Je repense à une déléguée de troisième qui était sortie de son rôle et avait défendu avec véhémence la situation d’un autre élève. Cette intervention avait été très mal perçue par l’équipe enseignante qui avait demandé au chef d’établissement de sanctionner cette élève pour la remettre à sa place. Interdiction est faite de remettre en cause l’ordre établi. Pour tenir compte de la parole des élèves et leur donner une véritable place au sein de l’institution, Eric Delemar pense qu’il serait judicieux de créer de véritables « cités éducatives », au sens grec, c’est-à-dire une communauté éducative où chacun puisse co-exister en étant reconnu en tant qu’individu avec des droits et des devoirs. Il ajoute qu’il ne faut pas oublier que les enfants passent un temps conséquent à l’école et que ce lieu n’est pas un lieu de passage mais un lieu de vie, il est donc important d’aider les élèves dès le plus jeune âge à prendre la parole et à exprimer librement des idées.
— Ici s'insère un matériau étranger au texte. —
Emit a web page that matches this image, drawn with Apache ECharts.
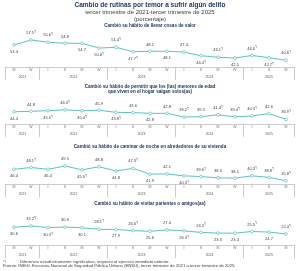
<!DOCTYPE html>
<html>
<head>
<meta charset="utf-8">
<script src="https://cdn.jsdelivr.net/npm/echarts@6/dist/echarts.min.js"></script>
<style>html,body{margin:0;padding:0;background:#fff}#c{width:300px;height:271px}</style>
</head>
<body>
<div id="c"></div>
<script>
// ---- data ----
const quarters = ['III','IV','I','II','III','IV','I','II','III','IV','I','II','III','IV','I','II','III'];
const quarterYears = ['2021','2021','2022','2022','2022','2022','2023','2023','2023','2023','2024','2024','2024','2024','2025','2025','2025'];

const titles = [
  'Cambió su hábito de llevar cosas de valor',
  'Cambió su hábito de permitir que los (las) menores de edad\nque viven en el hogar salgan solos(as)',
  'Cambió su hábito de caminar de noche en alrededores de su vivienda',
  'Cambió su hábito de visitar parientes o amigos(as)'
];

const valoresObjetos = [53.4, 57.5, 55.6, 54.8, 54.7, 50.8, 51.4, 47.7, 48.1, 48.1, 47.4, 44.4, 43.1, 42.5, 44.6, 42.7, 40.6];
const sigObjetos     = [0,1,1,0,0,1,1,1,0,0,0,1,1,0,1,1,1];

const valoresMenores = [44.4, 44.8, 45.5, 46.3, 45.4, 45.9, 43.8, 43.6, 42.8, 42.8, 39.2, 39.5, 41.4, 39.4, 40.3, 42.6, 36.9];
const sigMenores     = [0,0,1,1,1,0,1,0,0,0,1,0,1,1,1,0,1];

const valoresCaminar = [46.4, 48.1, 46.4, 49.5, 45.9, 48.8, 44.8, 47.3, 41.9, 42.1, 40.3, 39.6, 38.5, 38.1, 40.3, 38.8, 35.8];
const sigCaminar     = [0,1,0,0,1,0,0,1,0,0,1,1,0,0,1,1,1];

const valoresVisitar = [30.6, 32.2, 30.3, 30.9, 30.1, 28.1, 27.9, 26.6, 25.6, 27.4, 26.3, 24.3, 23.5, 23.4, 25.5, 24.7, 22.4];
const sigVisitar     = [0,1,1,0,0,1,0,1,0,0,1,1,0,0,1,0,1];

// ---- layout / style ----
const panels = [
  {vals: valoresObjetos, sig: sigObjetos, top: 30, height: 37, min: 35, max: 65.8,
   pos: 'btttbbtbtbtbtbtbt', titleTop: 23.3},
  {vals: valoresMenores, sig: sigMenores, top: 100, height: 24.3, min: 32, max: 56,
   pos: 'btbtbtbtbtttttttt', titleTop: 83.6},
  {vals: valoresCaminar, sig: sigCaminar, top: 160, height: 24.3, min: 32.4, max: 55.1,
   pos: 'btbtbtbtbtbtttttt', titleTop: 144.2},
  {vals: valoresVisitar, sig: sigVisitar, top: 215, height: 30.3, min: 8.5, max: 45.7,
   pos: 'btbtbtbtbtbtbbtbt', titleTop: 200.9}
];

const LINE = '#5bc3c0';
const AXIS = '#bfbfbf';
const NAVY = '#1f3864';
const FONT = 'Liberation Sans, Arial, sans-serif';

// year boundaries and centers from quarterYears
const years = [];
const bounds = [0];
const centers = [];
quarterYears.forEach((y, i) => {
  if (years.indexOf(y) < 0) years.push(y);
  if (i > 0 && quarterYears[i - 1] !== y) bounds.push(i);
});
bounds.push(quarterYears.length);
for (let k = 0; k < years.length; k++) centers.push((bounds[k] + bounds[k + 1]) / 2);

const grids = [], xAxes = [], yAxes = [], series = [];
const titleList = [
  {text: 'Cambio de rutinas por temor a sufrir algún delito', left: 'center', top: 1.3, padding: 0,
   textStyle: {fontSize: 6.5, fontWeight: 'bold', color: NAVY, fontFamily: FONT}},
  {text: 'tercer trimestre de 2021-tercer trimestre de 2025\n(porcentaje)', left: 'center', top: 9.4, padding: 0,
   textStyle: {fontSize: 6, fontWeight: 'normal', color: '#404040', fontFamily: FONT, lineHeight: 6.5}},
  {text: '*/', left: 3, top: 259.6, padding: 0, textStyle: {fontSize: 4.2, fontWeight: 'normal', color: '#404040', fontFamily: FONT}},
  {text: 'Diferencia estadísticamente significativa, respecto al ejercicio inmediato anterior.', left: 20, top: 259.6, padding: 0,
   textStyle: {fontSize: 4.2, fontWeight: 'normal', color: '#404040', fontFamily: FONT}},
  {text: 'Fuente: INEGI. Encuesta Nacional de Seguridad Pública Urbana (ENSU), tercer trimestre de 2021 a tercer trimestre de 2025.', left: 3, top: 264, padding: 0,
   textStyle: {fontSize: 4.2, fontWeight: 'normal', color: '#404040', fontFamily: FONT}}
];

panels.forEach((p, i) => {
  titleList.push({text: titles[i], left: 'center', top: p.titleTop, padding: 0,
    textStyle: {fontSize: 4.6, fontWeight: 'bold', color: NAVY, fontFamily: FONT, lineHeight: 5.5}});
  grids.push({left: 5.5, right: 5.5, top: p.top, height: p.height});
  xAxes.push({type: 'category', gridIndex: i, data: quarters, boundaryGap: true, position: 'bottom',
    axisLine: {show: true, lineStyle: {color: AXIS, width: 0.8}},
    axisTick: {show: false},
    axisLabel: {fontSize: 3.4, color: '#595959', margin: 1.6, fontFamily: FONT, interval: 0}});
  xAxes.push({type: 'value', gridIndex: i, min: 0, max: quarters.length, position: 'bottom',
    axisLine: {show: false}, splitLine: {show: false},
    axisTick: {show: true, customValues: bounds, length: 13, lineStyle: {color: AXIS, width: 0.8}},
    axisLabel: {show: true, customValues: centers, fontSize: 3.4, color: '#595959', margin: 8.6, fontFamily: FONT,
      formatter: v => { const k = centers.indexOf(v); return k >= 0 ? years[k] : ''; }}});
  yAxes.push({type: 'value', gridIndex: i, min: p.min, max: p.max, show: false});
  series.push({
    type: 'line', xAxisIndex: 2 * i, yAxisIndex: i,
    data: p.vals.map((v, j) => ({
      value: v,
      label: {position: p.pos[j] === 't' ? 'top' : 'bottom'}
    })),
    lineStyle: {color: LINE, width: 1},
    itemStyle: {color: '#fff', borderColor: LINE, borderWidth: 0.7},
    symbol: 'circle', symbolSize: 2.8, showAllSymbol: true,
    label: {show: true, distance: 3, color: '#404040', fontFamily: FONT,
      formatter: (prm) => p.sig[prm.dataIndex] ? '{v|' + prm.value.toFixed(1) + '}{s|*/}' : '{v|' + prm.value.toFixed(1) + '}',
      rich: {v: {fontSize: 4, color: '#404040', fontFamily: FONT},
             s: {fontSize: 2.8, color: '#404040', fontFamily: FONT, padding: [0, 0, 1.5, 0]}}},
    animation: false, silent: true
  });
});

const chart = echarts.init(document.getElementById('c'), null, {renderer: 'canvas'});
chart.setOption({
  animation: false,
  backgroundColor: '#fff',
  title: titleList,
  grid: grids,
  xAxis: xAxes,
  yAxis: yAxes,
  series: series
});
</script>
</body>
</html>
Ces émissions me questionnent sur ma propre pratique. Comment faire vivre une véritable démocratie scolaire au collège ? Comment faire en sorte de ne pas créer une forme de défiance chez nos élèves envers les processus de participation ? Doit-on s’étonner, par la suite, si de nombreux citoyens ne croient plus en la nécessité d’aller voter ? Il me paraît indispensable que nous puissions revoir en profondeur la question de l’apprentissage de la citoyenneté à l’école en gardant à l’esprit que l’enfant-élève est une personne avec des droits. Nous ne devons pas nous satisfaire de nos formations ou de l’animation de tel ou tel espace d’expression. Nous devons redonner du sens à cette éducation à la citoyenneté. Gardons à l’esprit l’article 12 de la convention internationale des droits de l’enfant qui précise que : « Les Etats parties garantissent à l’enfant qui est capable de discernement le droit d’exprimer librement son opinion sur toute question l’intéressant, les opinions de l’enfant étant dûment prises en considération eu égard à son âge et à son degré de maturité ». L’école ne peut pas se soustraire à cette responsabilité.